|

|
|
Road Rally
| |
| Item Name: | Road Rally |
| Authors: | . |
| LDC Catalog No.: | LDC93S11 |
| NIST Catalog No.: | NIST Speech Disc 6-1.1 |
| ISBN: | 1-58563-014-4 |
| Data Type: | speech |
| Sample Rate: | 10000 Hz |
| Sampling Format: | 1-channel pcm |
| Data Source(s): | microphone speech |
| Application(s): | speaker identification |
| Language(s): | English |
| Language ID(s): | eng |
| Distribution: | 1 CD |
| Member fee: | $0 for 1993 members |
| Non-member Fee: | US $750.00 |
| Reduced-License Fee: | US $375.00 |
| Extra-Copy Fee: | US $150.00 |
| Non-member License: | yes |
| Online documentation: | yes |
| Licensing Instructions: | Subscription Members, Standard Members, Non-Members |
| Citation: | . 1993 Road Rally Linguistic Data Consortium, Philadelphia |
|
| The Road Rally corpus was designed for the development and testing
of word-spotting systems and was collected in a conversational domain
using a road rally planning task as the topic. The corpus actually
consists of two sub-corpora: "Stonehenge" and "Waterloo." The
Stonehenge corpus contains road rally planning conversations as well
as some read speech collected using high quality microphones and a
telephone-simulating filter.
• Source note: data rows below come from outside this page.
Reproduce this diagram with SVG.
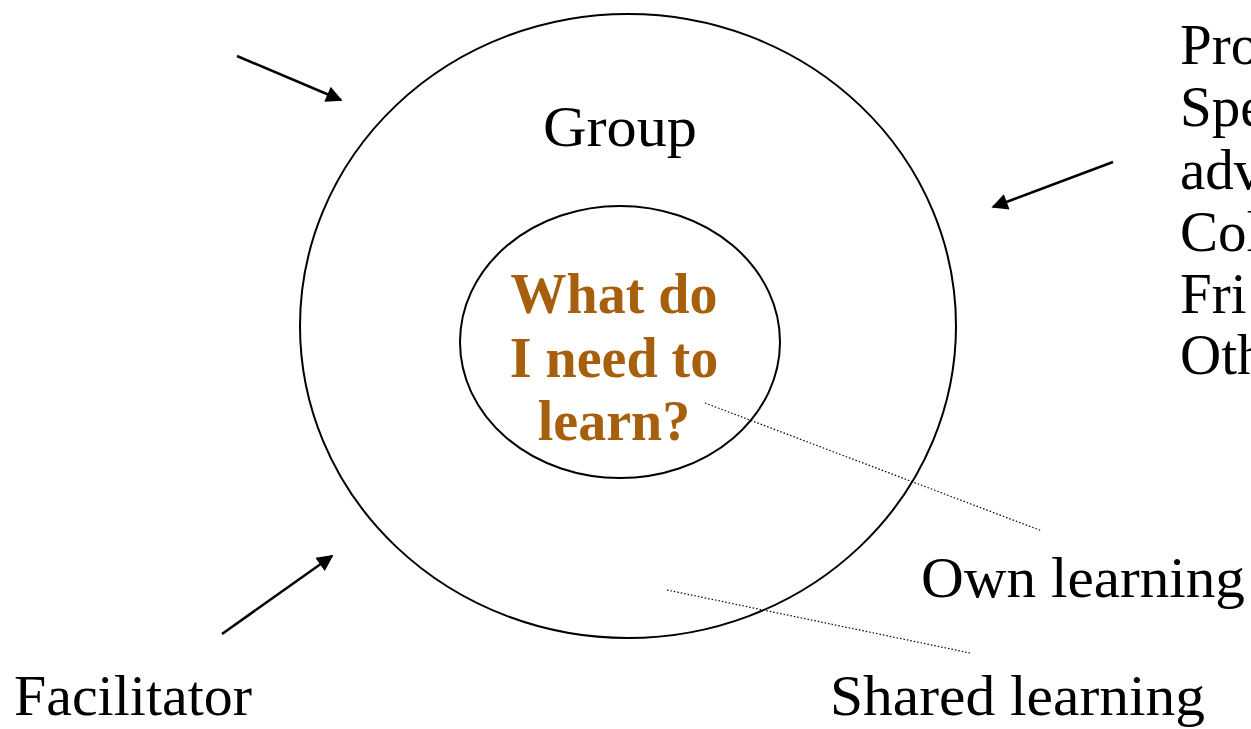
<svg xmlns="http://www.w3.org/2000/svg" width="1251" height="729" viewBox="0 0 1251 729">
<style>
.t{font-family:"Liberation Serif","DejaVu Serif",serif;font-size:57px;fill:#000}
.q{font-family:"Liberation Serif","DejaVu Serif",serif;font-size:56px;font-weight:bold;fill:#A65F0C;text-anchor:middle}
.ring{fill:none;stroke:#000;stroke-width:2}
.arr{stroke:#000;stroke-width:2.5;fill:none;marker-end:url(#ah)}
.dot{stroke:#000;stroke-width:1.2;stroke-dasharray:1.5 2;fill:none}
</style>
<defs>
<marker id="ah" viewBox="0 0 10 10" refX="9" refY="5" markerWidth="7.5" markerHeight="6.5" markerUnits="strokeWidth" orient="auto">
<path d="M0,0 L10,5 L0,10 z" fill="#000"/>
</marker>
</defs>
<g id="outer"><ellipse class="ring" cx="628" cy="326" rx="328" ry="312"/>
<text class="t" x="543" y="146" textLength="154" lengthAdjust="spacingAndGlyphs">Group</text></g>
<g id="inner"><ellipse class="ring" cx="620" cy="342" rx="160" ry="136"/>
<text class="q" x="614" y="313">What do</text>
<text class="q" x="614" y="377">I need to</text>
<text class="q" x="614" y="440">learn?</text></g>
<g id="facilitator"><text class="t" x="14" y="715" textLength="238" lengthAdjust="spacingAndGlyphs">Facilitator</text></g>
<g id="others"><text class="t" x="1180" y="64">Pro</text>
<text class="t" x="1180" y="126">Spe</text>
<text class="t" x="1180" y="189">adv</text>
<text class="t" x="1180" y="251">Col</text>
<text class="t" x="1180" y="313">Fri</text>
<text class="t" x="1180" y="374">Oth</text></g>
<g id="own"><text class="t" x="921" y="597" textLength="324" lengthAdjust="spacingAndGlyphs">Own learning</text></g>
<g id="shared"><text class="t" x="830" y="715" textLength="375" lengthAdjust="spacingAndGlyphs">Shared learning</text></g>
<g id="connectors">
<line class="arr" x1="237" y1="56" x2="341" y2="100"/>
<line class="arr" x1="1113" y1="162" x2="993" y2="207"/>
<line class="arr" x1="222" y1="634" x2="332" y2="556"/>
<line class="dot" x1="705" y1="403" x2="1042" y2="531"/>
<line class="dot" x1="667" y1="590" x2="970" y2="653"/>
</g>
</svg>
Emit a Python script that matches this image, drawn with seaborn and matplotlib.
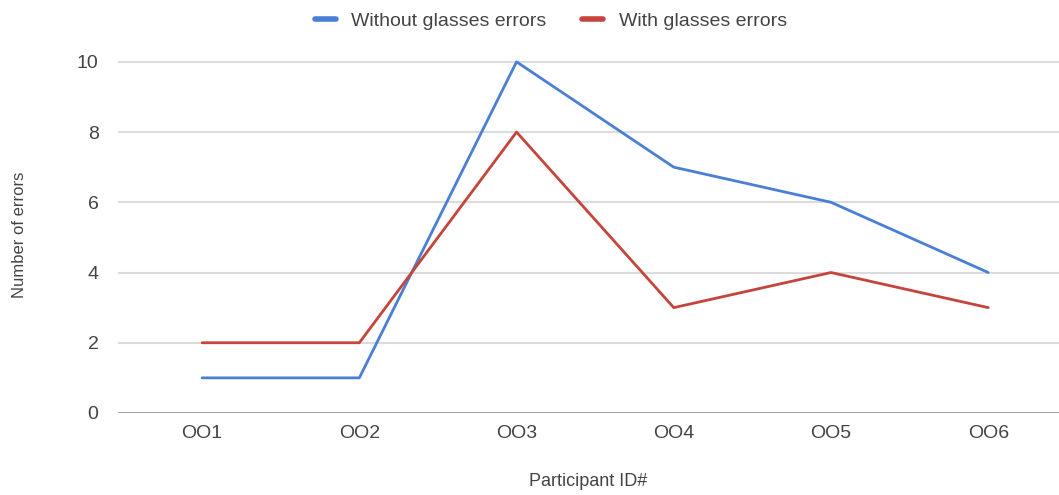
import matplotlib
matplotlib.use("Agg")
import matplotlib.pyplot as plt
import seaborn as sns
import pandas as pd

participants = ["OO1", "OO2", "OO3", "OO4", "OO5", "OO6"]
without_glasses = [1, 1, 10, 7, 6, 4]
with_glasses = [2, 2, 8, 3, 4, 3]
series_names = ["Without glasses errors", "With glasses errors"]
yticks = [0, 2, 4, 6, 8, 10]

df = pd.DataFrame({
    "Participant": participants * 2,
    "Errors": without_glasses + with_glasses,
    "Series": [series_names[0]] * len(participants) + [series_names[1]] * len(participants),
})
df["pos"] = list(range(len(participants))) * 2

sns.set_style("white")
plt.rcParams["font.family"] = ["Liberation Sans", "DejaVu Sans"]

fig = plt.figure(figsize=(10.59, 4.95), dpi=100)
ax = fig.add_axes([0.1114, 0.1657, 0.8886, 0.72])

palette = {series_names[0]: "#4a7fd6", series_names[1]: "#c5443b"}
sns.lineplot(data=df, x="pos", y="Errors", hue="Series", palette=palette,
             linewidth=2, ax=ax, legend=False, sort=False)
for l in ax.lines:
    l.set_clip_on(False)

ax.set_xlim(-0.535, 5.45)
ax.set_ylim(0, 10.15)
ax.set_yticks(yticks)
ax.set_xticks(range(len(participants)))
ax.set_xticklabels(participants)
for y in yticks[1:]:
    ax.axhline(y, color="#dcdcdc", linewidth=1.5, zorder=0)
ax.axhline(0, color="#9a9a9a", linewidth=2, zorder=1)
for s in ax.spines.values():
    s.set_visible(False)
ax.tick_params(axis="both", length=0, labelsize=14, colors="#444444")
ax.tick_params(axis="x", pad=9)
ax.tick_params(axis="y", pad=14)
ax.set_xlabel("Participant ID#", fontsize=13, color="#444444", labelpad=22)
ax.set_ylabel("Number of errors", fontsize=12, color="#444444", labelpad=36)

from matplotlib.lines import Line2D
handles = [Line2D([], [], color=palette[n], linewidth=4) for n in series_names]
fig.legend(handles, series_names, loc="center", bbox_to_anchor=(0.52, 0.958),
           ncol=2, frameon=False, fontsize=14, handlelength=1.1,
           columnspacing=1.8, labelcolor="#444444")

fig.savefig("out.png", dpi=100, facecolor="white")
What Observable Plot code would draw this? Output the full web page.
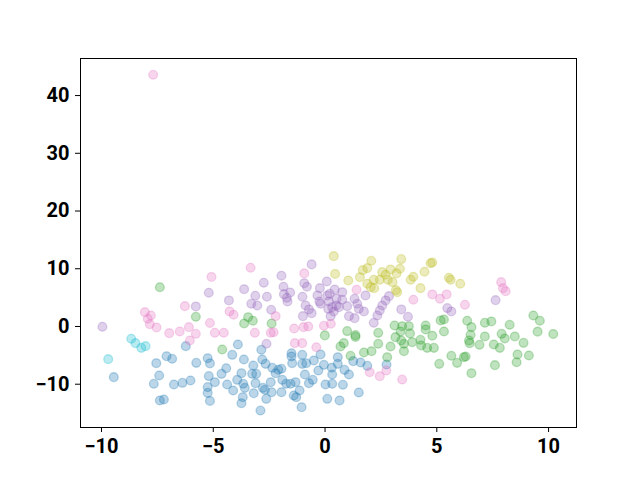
<!DOCTYPE html>
<html>
<head>
<meta charset="utf-8">
<script src="https://cdn.jsdelivr.net/npm/d3@7"></script>
<script src="https://cdn.jsdelivr.net/npm/@observablehq/plot@0.6"></script>
<style>
  html, body { margin: 0; padding: 0; background: #fff; }
</style>
</head>
<body>
<div id="chart"></div>
<script>
const groupNames = ["cluster 0", "cluster 1", "cluster 2", "cluster 3", "cluster 4", "cluster 5"];
const groupColors = ["#1f77b4", "#2ca02c", "#9467bd", "#e377c2", "#bcbd22", "#17becf"];
const xTicks = [-10, -5, 0, 5, 10];
const yTicks = [-10, 0, 10, 20, 30, 40];

const bluePts = [[-9.45,-8.78],[-7.55,-6.36],[-7.09,-5.15],[-6.84,-5.6],[-6.23,-3.41],[-5.76,-6.3],[-7.42,-8.49],[-7.66,-9.93],[-6.76,-10.05],[-6.38,-9.76],[-6.02,-9.36],[-7.39,-12.82],[-7.21,-12.65],[-5.25,-5.5],[-5.15,-6.4],[-5.2,-8.6],[-5.25,-10.5],[-5.25,-11.5],[-5.15,-12.9],[-4.93,-9.65],
[-3.9,-3.12],[-4.15,-4.91],[-3.63,-5.72],[-2.85,-4.04],[-2.81,-5.72],[-3.21,-6.76],[-2.66,-6.47],[-2.36,-7.16],[-1.95,-7.33],[-1.5,-4.63],[-1.5,-5.2],[-1.02,-4.91],[-1.47,-6.36],[-1.02,-6.47],[-0.84,-6.36],[-0.5,-5.89],[-0.2,-4.85],[-0.05,-6.64],[-0.3,-7.63],[-0.55,-9.24],[-0.9,-8.32],[-0.72,-9.82],[0.02,-10.05],[0.32,-8.32],[-4.63,-8.2],[-4.42,-7.23],[-4.38,-10.05],[-4.11,-11.09],[-3.93,-9.24],[-3.74,-8.09],[-3.66,-9.93],[-3.59,-10.63],[-3.68,-12.25],[-3.74,-13.29],[-3.26,-8.2],[-3.08,-8.2],[-3.11,-9.82],[-3.19,-11.56],[-2.78,-10.63],[-2.69,-10.97],[-2.63,-12.53],[-2.89,-14.56],[-2.43,-9.65],[-2.39,-11.39],[-2.21,-8.09],[-2.09,-7.5],[-1.91,-9.24],[-1.95,-11.39],[-1.74,-9.93],[-1.54,-9.93],[-1.32,-9.65],[-1.4,-11.96],[-1.29,-12.25],[-1.14,-11.09],[-1.05,-13.98],[0.1,-12.53],[0.3,-7.15],[0.32,-9.93],
[0.57,-5.32],[0.57,-6.47],[0.87,-7.51],[1.07,-8.32],[1.26,-6.01],[1.59,-6.24],[1.89,-6.82],[2.75,-6.59],[0.8,-10.1],[1.51,-11.44],[0.65,-12.82]];

const greenPts = [[-7.39,6.8],[-5.78,1.68],[-3.44,1.61],[-3.62,0.52],[-3.23,0.99],[-2.39,0.52],[-0.01,-1.55],[-4.6,-3.99],
[0.99,-0.8],[1.36,-1.5],[1.36,-1.8],[0.84,-2.89],[0.69,-3.47],[2.38,-1.1],[3.11,0.17],[3.45,0.05],[3.75,0.05],[4.5,0.17],[4.5,-0.52],[5.17,1.04],[5.32,1.21],[4.8,-1.6],[3.8,-1.2],[3.38,-0.87],[2.38,-3.0],[2.93,-3.47],[2.08,-4.28],[1.74,-4.51],[1.14,-5.08],[2.78,-5.32],[3.15,-1.85],[3.41,-2.43],[3.53,-3.0],[3.53,-4.28],[3.9,-2.72],[4.27,-2.31],[4.3,-3.29],[4.57,-3.7],[4.87,-3.7],[5.32,-0.87],[5.65,-5.08],[5.11,-6.47],
[6.36,0.99],[6.55,-0.12],[7.15,0.64],[7.44,0.87],[8.26,0.29],[9.32,1.9],[9.61,0.99],[9.51,-0.9],[10.21,-1.3],[6.51,-1.44],[7.15,-1.73],[7.9,-1.27],[8.04,-2.08],[8.49,-1.73],[6.44,-2.43],[6.47,-2.89],[6.91,-3.17],[7.55,-3.12],[7.82,-3.7],[8.88,-2.83],[8.61,-4.85],[9.12,-5.03],[8.57,-6.19],[7.6,-6.7],[6.29,-5.2],[6.21,-5.32],[5.91,-6.3],[6.55,-8.09]];

const purplePts = [[-9.96,-0.05],[-5.78,3.47],[-5.2,5.84],[-0.6,10.75],[-1.95,8.79],[-2.74,7.57],[-3.62,6.46],[-3.12,5.32],[-2.6,5.15],[-1.86,6.88],[-1.56,5.89],[-1.84,5.6],[-1.71,4.97],[-1.68,4.33],[-1.01,5.15],[-0.93,7.5],[-0.81,6.88],[0.08,7.8],[-0.23,6.64],[-3.3,3.93],[-3.03,3.64],[-4.3,4.51],[-2.41,2.89],[-0.87,3.64],[-0.72,2.95],[-0.6,2.31],[-0.99,1.79],[-0.34,5.37],[0.1,5.37],[0.21,5.66],[-0.25,4.33],[0.17,4.33],[0.32,3.35],[0.14,3.06],[0.25,1.79],[-0.2,3.93],
[0.43,6.41],[0.77,5.94],[0.51,4.8],[0.77,4.63],[0.51,3.64],[0.62,3.35],[0.39,2.6],[0.99,3.52],[1.32,4.8],[1.44,3.93],[1.51,3.06],[1.74,2.6],[1.81,5.37],[1.07,1.79],[1.32,1.44],[2.86,5.25],[2.71,4.51],[2.56,3.64],[2.45,2.77],[2.34,1.9],[2.18,0.64],[3.41,2.95],[3.71,1.68],[5.47,3.18],[5.65,2.6],[7.63,4.56],[-2.62,-3.0]];

const pinkPts = [[-7.69,43.6],[-8.06,2.48],[-7.79,1.9],[-7.93,1.33],[-7.84,0.4],[-7.54,-0.17],[-6.27,3.52],[-6.97,-1.16],[-6.5,-0.87],[-6.09,-0.12],[-5.78,-1.27],[-5.08,8.58],[-5.15,0.6],[-3.33,10.17],[-0.93,9.19],[-4.27,2.6],[-4.09,2.03],[-2.21,1.79],[-4.93,-1.09],[-4.53,-1.09],[-3.14,-1.09],[-2.43,-1.09],[-2.3,-1.0],[-1.38,-0.35],[-0.96,-0.12],[-0.75,0],[-0.05,0.12],[0.26,0.47],[-1.35,-2.89],[-1.02,-2.89],[-0.39,-3.59],[-6.05,-2.43],[1.41,6.36],[3.95,4.63],[4.8,5.55],[5.14,4.8],[5.44,5.55],[7.88,7.68],[7.96,6.64],[8.08,6.12],[6.26,3.76],[2.0,-7.92],[2.45,-8.61],[2.74,-7.63],[3.45,-9.19]];

const olivePts = [[0.39,12.18],[0.45,9.1],[2.07,11.38],[3.41,11.67],[4.8,11.09],[4.72,10.95],[1.69,9.76],[1.89,10.1],[1.56,8.54],[1.04,7.97],[2.56,9.41],[2.71,8.96],[2.93,9.88],[3.2,9.19],[3.35,10.0],[2.45,8.09],[2.18,8.09],[2.81,8.09],[1.89,7.4],[2.04,6.81],[2.2,6.64],[3.02,7.68],[3.17,6.29],[3.23,5.94],[3.83,8.09],[3.95,8.61],[4.45,9.48],[4.27,6.64],[5.54,8.44],[5.62,8.09],[6.05,7.4]];

const cyanPts = [[-8.67,-2.13],[-8.48,-2.89],[-8.22,-3.7],[-8.03,-3.41],[-9.7,-5.66]];

const groupPoints = [bluePts, greenPts, purplePts, pinkPts, olivePts, cyanPts];
const data = groupPoints.flatMap((pts, i) => pts.map(([x, y]) => ({x, y, g: groupNames[i]})));

const chart = Plot.plot({
  width: 640,
  height: 480,
  marginLeft: 80,
  marginRight: 64,
  marginTop: 58,
  marginBottom: 53,
  style: {fontFamily: "Roboto, 'DejaVu Sans', sans-serif", fontSize: "20px", fontWeight: "bold", color: "black", background: "white"},
  x: {domain: [-10.94, 11.25], ticks: xTicks, tickSize: 5, tickPadding: 6, label: null},
  y: {domain: [-17.5, 46.42], ticks: yTicks, tickSize: 5, tickPadding: 6, label: null},
  color: {type: "ordinal", domain: groupNames, range: groupColors},
  marks: [
    Plot.dot(data, {x: "x", y: "y", r: 4.4, fill: "g", stroke: "g", fillOpacity: 0.3, strokeOpacity: 0.3, strokeWidth: 1.3}),
    Plot.frame({stroke: "black", strokeWidth: 1})
  ]
});
document.getElementById("chart").appendChild(chart);
</script>
</body>
</html>
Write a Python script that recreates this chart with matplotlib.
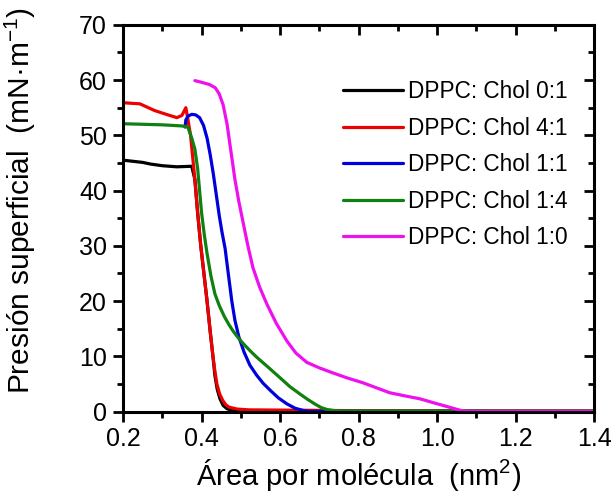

The Waterloo corpus contains read road
rally planning domain speech which was collected using actual
telephone lines.
Stonehenge
The Stonehenge corpus was collected from subjects using telephone
handsets which were modified to contain a high quality microphone. To
gather conversational data, two talkers were located in separate rooms,
given a road map and asked to participate in a road rally planning
task. Their objective was to form a path between two locations on the
map which would maximize their road rally point score. They were also
given a time limit in which to complete the task to increase their
responsiveness. Their speech was recorded on a stereo tape recorder
with each subject's speech on a separate track. The tracks were
digitized and the speech was edited to remove silences longer than a
second or so. This resulted in approximately three minutes of continuous
speech per subject. The speech was filtered using a 300Hz to 3300Hz
PCM FIR bandpass filter to simulate telephone bandwidth
quality. The Stonehenge corpus consists of 80 speakers; 28 females and
52 males.
Waterloo
The Waterloo corpus was collected as an extension to Stonehenge to
provide similar domain speech under different conditions. The corpus
was collected from subjects using conventional telephones and dialed
up telephone lines in the Massachussetts area. Unlike the Stonehenge
speech, the Waterloo speech is naturally band-limited by the
telephones/lines but for consistency, the speech was also filtered
using the Stonehenge 300Hz to 3300Hz PCM FIR bandpass filter. The
corpus consists of 56 speakers (28 males and 28 females) each reading
aloud a paragraph of road rally domain speech. |
|
|